# Wing clipping and taming.



## jscottpaschall (Apr 18, 2011)

I'm debating clipping Jasper's wings to aid in hand taming. I was told when I adopted him that he is 6 years old, going on 7. I'm not sure if he has ever had his wings clipped, but he came to me flighted 7 months ago. Just how beneficial is wing clipping when trying to tame a tiel? Does anyone have any success stories to share, advice, etc?


----------



## munnith (Aug 28, 2011)

well it really depends on the owner.. but it's gonna be much more easier if you clip his wings and let him out to play.. so that he would understand the surrounding environment and the more time you spend with him the sooner he'll trust you. i have 2 tiels and i had clipped their feathers the day i brought them into my house.. now the female tiel is fully tamed and im working on the male tiel now..


----------



## morla (Aug 15, 2011)

Ya. Cliping there wings make them tamer and more safe!


----------



## roxy culver (May 27, 2010)

It doesn't necessarily make them more safe...I have several who are fully clipped and still fly just as well as my fully flighted birds. It sounds like he's been flighted his whole life so he probably has some pretty strong muscles. Clipping does make them depend on you more and when I clip my more independent birds, they do calm down and want to be with me more often so its worth a shot. Have you tried the tips from the training sticky on here?


----------



## jscottpaschall (Apr 18, 2011)

Yes, I've been doing all the basics since day one essentially.
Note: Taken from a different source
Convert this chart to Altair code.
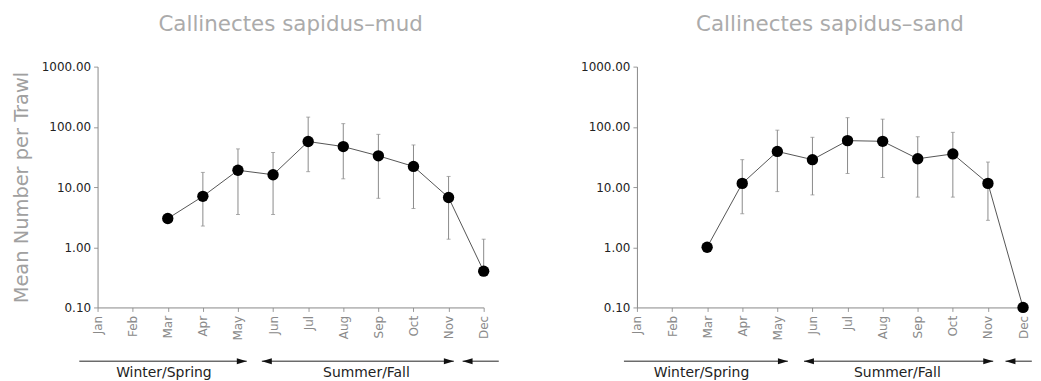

We've had a few sets backs (I've had to grab him less than a handful of times, and it has noticeably affected his demeanor toward me), but overall I think I've done a good job. He's well acclimated, and enjoys my girlfriend and I's company, but he just despises hands. I've begun clicker training recently just as a means to strengthen our bond and have my hands around him more, and there is some progress, but he still lunges after my fingers. He's a good bird, but I just know his life would be more enjoyable if he were hand tamed.


----------



## roxy culver (May 27, 2010)

It sounds like you have a good start...you can still do the whole sitting with your hand in his cage for 15min at a time...it never hurts! And food bribery...you can hold his favorite treat in one hand and make him step on the other to get to it.


----------



## fuzzipurr (Aug 17, 2011)

I have been thinking about getting my adults clipped for the same reason. They will come on my finger for about two seconds and it is a hassle trying to get them back in there cage. I'm hoping they will learn to trust me more if they have no choice but t o be with me and see I won't hurt them. I have only had the a short while, about a month for 2 and 2 weeks for another 2. I wasn't sure if clipping them would be bad for them if they can't do what they love. I don't want to break their spirits either.


----------